I thought about skipping lunch and going hungry because I really didn’t feel able to sit with David Plowright and Jules Burns – the only seat that was available in this trussed up diner.

I ended up at their table. It was especially foggy that day – so what better than to talk about the weather.

Car Park Lodge, Manchester. You had made it if you could get in there.  A smile – and the barriers would lift and a space was made available. The canteen staff at Albert Dock who always had my breakfast ready at 7.30am  – and then of course Mary, the indomitable cleaner from Rhyl who, for my 40th birthday, bought me a feather duster. I still have it. She made my day.

The Stables was the inebriated and fertile hub of creativity – from morning to night. If you came back with a ground breaking programme idea, it was tolerated. If you didn’t –  it was still tolerated. It’s also there that I had my first brandy and port. Carole Townsend  (This Is Your Right and second in command) said it was good for stomach upsets. Never, ever, ever again.

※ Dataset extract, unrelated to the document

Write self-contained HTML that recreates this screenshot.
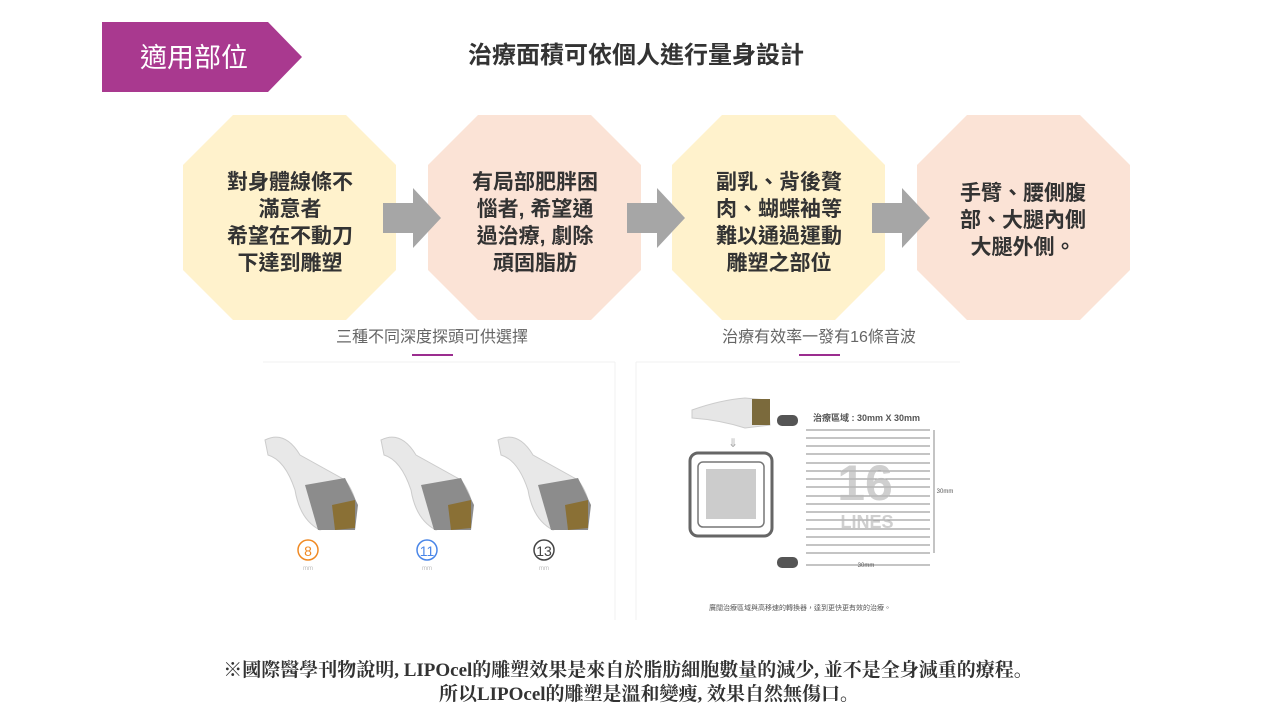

Pigs really don’t fly. Underinvestment?

The crew and I were driving to Lancaster in the’ Flying Pig’ – the blue Range Rover with the proud Granada ident. Everybody knew the Rover should have been retired. In fact, as we set off from the newsroom, there was a sense that we might be on our final mission. Each of us was on phones warning HQ  we may not make it. There was nothing in the engine. Graham couldn’t make it go any faster. I was mentally and physically pedalling like mad as it croaked and groaned  – at no more than 10mph – up an insignificant, gentle incline through the town centre. We were overtaken by the BBC heading for the same story. We never made it.